Researchers have copied the way organisms produce toxic chemicals without harming themselves, paving the way for greener chemical and fuel production.
The new technique, pioneered by Imperial College London scientists, could reduce the need to use fossil fuels to create chemicals, plastics, fibres and fuels.
Currently, many useful chemicals are produced from fossil fuels, which require mining, are of limited supply, and disrupt the carbon cycle. An alternative is to engineer microorganisms like Escherichia coli (E. coli) and cyanobacteria to more sustainably produce the chemicals directly from atmospheric carbon dioxide.
However, many of the chemicals that can be produced this way are toxic to the microorganisms, reducing their ability to make large quantities in a cost-effective way.
Now, by copying the way natural organisms deal with their own toxic chemicals, researchers have shown that bacteria can be programmed to produce chemicals without also harming growth.
This concept could be used to produce useful chemicals, plastics and even fuels, which could further reduce the need for fossil fuels and help minimise climate change. The new technique and a first proof of concept are published in Proceedings of the National Academy of Sciences.
Lead researcher Dr Patrik Jones, from the Department of Life Sciences at Imperial, said: "We looked at what nature does already, for its own benefit, and applied the idea to biotechnology, for our benefit."
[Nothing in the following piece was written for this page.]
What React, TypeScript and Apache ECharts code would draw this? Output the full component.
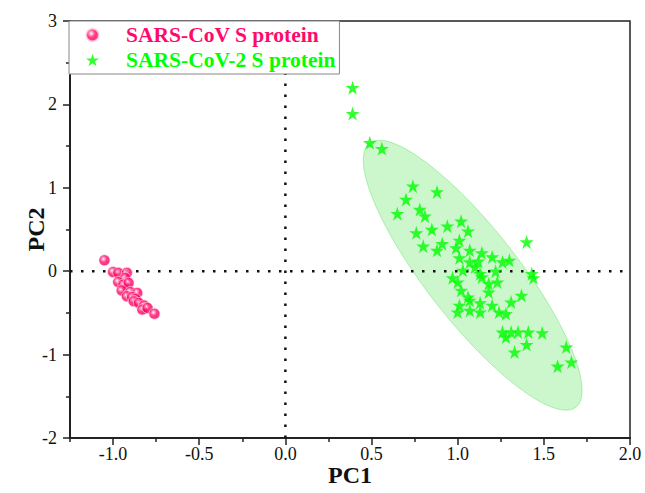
import React, { useEffect, useRef } from "react";
import * as echarts from "echarts";

const xTickValues = [-1.0, -0.5, 0.0, 0.5, 1.0, 1.5, 2.0];
const xMinorTickValues = [-1.25, -0.75, -0.25, 0.25, 0.75, 1.25, 1.75];
const seriesNames = ["SARS-CoV S protein", "SARS-CoV-2 S protein"];
// reference lines at PC1 = 0 and PC2 = 0: [x1, y1, x2, y2]
const zeroLines = [
  [0, -2, 0, 3],
  [-1.25, 0, 2.0, 0],
];

const sarsCov: number[][] = [
  [-1.05, 0.13], [-1.0, -0.01], [-0.97, -0.02], [-0.92, -0.02], [-0.93, -0.08],
  [-0.97, -0.13], [-0.94, -0.16], [-0.91, -0.14], [-0.95, -0.23], [-0.9, -0.25],
  [-0.86, -0.26], [-0.92, -0.3], [-0.89, -0.31], [-0.87, -0.33], [-0.88, -0.36],
  [-0.85, -0.38], [-0.82, -0.41], [-0.83, -0.46], [-0.8, -0.44], [-0.76, -0.51],
];

const sarsCov2: number[][] = [
  [0.39, 2.2], [0.39, 1.89], [0.49, 1.54], [0.56, 1.47], [0.74, 1.02],
  [0.88, 0.95], [0.7, 0.86], [0.65, 0.69], [0.78, 0.74], [0.81, 0.66],
  [0.76, 0.46], [0.85, 0.5], [0.94, 0.54], [1.02, 0.6], [1.06, 0.48],
  [1.01, 0.37], [0.8, 0.3], [0.88, 0.25], [0.91, 0.33], [1.07, 0.25],
  [1.14, 0.22], [1.4, 0.35], [1.01, 0.16], [1.07, 0.11], [1.2, 0.17],
  [1.26, 0.11], [1.3, 0.13], [1.03, 0.01], [1.1, 0.05], [1.13, -0.03],
  [1.22, 0.0], [0.97, -0.08], [1.0, -0.13], [1.14, -0.07], [1.44, -0.08],
  [1.43, -0.03], [1.18, -0.15], [1.23, -0.13], [1.02, -0.23], [1.18, -0.25],
  [1.06, -0.31], [1.37, -0.29], [1.01, -0.41], [1.07, -0.35], [1.13, -0.38],
  [1.2, -0.41], [1.31, -0.37], [1.0, -0.49], [1.07, -0.47], [1.13, -0.49],
  [1.24, -0.49], [1.28, -0.51], [1.26, -0.73], [1.31, -0.73], [1.35, -0.73],
  [1.28, -0.79], [1.41, -0.73], [1.49, -0.74], [1.4, -0.88], [1.33, -0.97],
  [1.63, -0.91], [1.66, -1.09], [1.58, -1.14], [0.99, 0.28], [1.12, 0.12],
];

// confidence ellipse of SARS-CoV-2 group (data units): centre, semi-axis vectors
const ellipseCenter = [1.087, -0.048];
const ellipseMajor = [0.599, -1.583];
const ellipseMinor = [-0.211, -0.339];

const STAR =
  "path://M50,0 L61.2,34.5 L97.6,34.5 L68.2,55.9 L79.4,90.5 L50,69.1 L20.6,90.5 L31.8,55.9 L2.4,34.5 L38.8,34.5 Z";
const FONT = "'Liberation Serif', 'Times New Roman', serif";
const PINK = "#ff0a6a";
const GREEN = "#00ff00";

export default function App() {
  const ref = useRef<HTMLDivElement>(null);
  useEffect(() => {
    if (!ref.current) return;
    const chart = echarts.init(ref.current, null, { renderer: "svg" });
    const pinkFill = new echarts.graphic.RadialGradient(0.4, 0.38, 0.62, [
      { offset: 0, color: "#ffffff" },
      { offset: 0.22, color: "#ff8ab5" },
      { offset: 0.5, color: PINK },
      { offset: 1, color: "#f0005e" },
    ]);
    const option: any = {
      animation: false,
      backgroundColor: "#ffffff",
      grid: {
        left: 70, right: 15, top: 21, bottom: 55,
        show: true, borderColor: "#222", borderWidth: 1.5,
      },
      legend: {
        orient: "vertical",
        left: 69,
        top: 21,
        padding: [3, 4, 3, 16],
        itemGap: 3,
        itemWidth: 13,
        itemHeight: 13,
        borderColor: "#888",
        borderWidth: 1,
        backgroundColor: "#ffffff",
        data: [
          { name: seriesNames[0], icon: "circle", textStyle: { color: PINK } },
          { name: seriesNames[1], icon: STAR, textStyle: { color: GREEN } },
        ],
        textStyle: {
          fontFamily: FONT, fontSize: 21.5, fontWeight: "bold", padding: [0, 0, 0, 22],
        },
      },
      xAxis: [
        {
          type: "value", min: -1.25, max: 2.0, position: "bottom",
          splitLine: { show: false },
          axisLine: { onZero: false, lineStyle: { color: "#222", width: 2 } },
          axisTick: { customValues: xTickValues, length: 7, lineStyle: { color: "#222", width: 1.5 } },
          axisLabel: {
            customValues: xTickValues, margin: 7,
            formatter: (v: number) => v.toFixed(1),
            fontFamily: FONT, fontSize: 18, color: "#111",
          },
          name: "PC1", nameLocation: "middle", nameGap: 25, nameMoveOverlap: false,
          nameTextStyle: { fontFamily: FONT, fontSize: 24, fontWeight: "bold", color: "#111" },
        },
        {
          type: "value", min: -1.25, max: 2.0, position: "bottom",
          splitLine: { show: false },
          axisLine: { show: false, onZero: false },
          axisTick: { customValues: xMinorTickValues, length: 4, lineStyle: { color: "#222", width: 1.5 } },
          axisLabel: { show: false },
        },
      ],
      yAxis: {
        type: "value", min: -2, max: 3, interval: 1,
        splitLine: { show: false },
        axisLine: { onZero: false, lineStyle: { color: "#222", width: 2 } },
        axisTick: { length: 7, lineStyle: { color: "#222", width: 1.5 } },
        minorTick: { show: true, splitNumber: 2, length: 4, lineStyle: { color: "#222", width: 1.5 } },
        axisLabel: { margin: 13, fontFamily: FONT, fontSize: 18, color: "#111" },
        name: "PC2", nameLocation: "middle", nameGap: 22, nameMoveOverlap: false,
        nameTextStyle: { fontFamily: FONT, fontSize: 24, fontWeight: "bold", color: "#111" },
      },
      series: [
        {
          type: "custom",
          silent: true,
          z: 1,
          data: [ellipseCenter],
          encode: { x: 0, y: 1 },
          renderItem: (_params: any, api: any) => {
            const pts: number[][] = [];
            for (let i = 0; i < 120; i++) {
              const t = (i / 120) * Math.PI * 2;
              const x = ellipseCenter[0] + Math.cos(t) * ellipseMajor[0] + Math.sin(t) * ellipseMinor[0];
              const y = ellipseCenter[1] + Math.cos(t) * ellipseMajor[1] + Math.sin(t) * ellipseMinor[1];
              pts.push(api.coord([x, y]));
            }
            return {
              type: "polygon",
              shape: { points: pts },
              style: { fill: "rgba(0,210,0,0.2)", stroke: "rgba(0,200,0,0.25)", lineWidth: 1 },
            };
          },
        },
        {
          type: "custom",
          silent: true,
          z: 2,
          data: zeroLines,
          encode: { x: [0, 2], y: [1, 3] },
          renderItem: (_params: any, api: any) => {
            const p1 = api.coord([api.value(0), api.value(1)]);
            const p2 = api.coord([api.value(2), api.value(3)]);
            return {
              type: "line",
              shape: { x1: p1[0], y1: p1[1], x2: p2[0], y2: p2[1] },
              style: { stroke: "#111", lineWidth: 2.5, lineDash: [2.5, 8.5], fill: null },
            };
          },
        },
        {
          name: seriesNames[0],
          type: "scatter",
          z: 3,
          symbol: "circle",
          symbolSize: 11,
          itemStyle: { color: pinkFill, borderColor: "#ffe0ec", borderWidth: 0.8 },
          data: sarsCov,
        },
        {
          name: seriesNames[1],
          type: "scatter",
          z: 4,
          symbol: STAR,
          symbolSize: 14,
          itemStyle: { color: GREEN },
          data: sarsCov2,
        },
      ],
    };
    chart.setOption(option);
    return () => chart.dispose();
  }, []);
  return (
    <div
      ref={ref}
      style={{ position: "fixed", left: 0, top: 0, width: 645, height: 493 }}
    />
  );
}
Organisms like plants and yeasts sometimes produce chemicals that are toxic to them, so to store them safely, they make small modifications to the chemicals to render them harmless. The resulting chemicals are known as 'derivatives', and can be returned to the original, toxic form through relatively simple chemistry.
The team took this idea and used genetic engineering to program E. coli and cyanobacteria to make 1-octanol, a chemical currently used in perfumes, which is toxic to the bacteria. They then added an extra set of instructions to E. coli so it would produce two different derivatives of 1-octanol that are both less harmful.
The researchers say if this were to be scaled up for industrial systems the engineered bacteria would produce the non-toxic derivative of 1-octanol, which would then be recovered and chemically transformed back into 1-octanol, ready for use.
The team found that their system produced 1-octanol without affecting the growth of the bacteria. They also found the system produced more 1-octanol than a system without the derivatization step, which they think is related to the fact that the derivative is not only less toxic but also more soluble in the surrounding water or solvent.
Dr Jones said: "A more soluble chemical may move away from the cells quicker, where it's less likely to interfere with any of the bacteria's processes."
Now the team has shown the concept of creating derivatives using programmed microorganisms, they want to set up a complete system, from production of the derivative to recovery of the desired chemical.
This will help them refine the process, and potentially scale it up for use in industrial settings.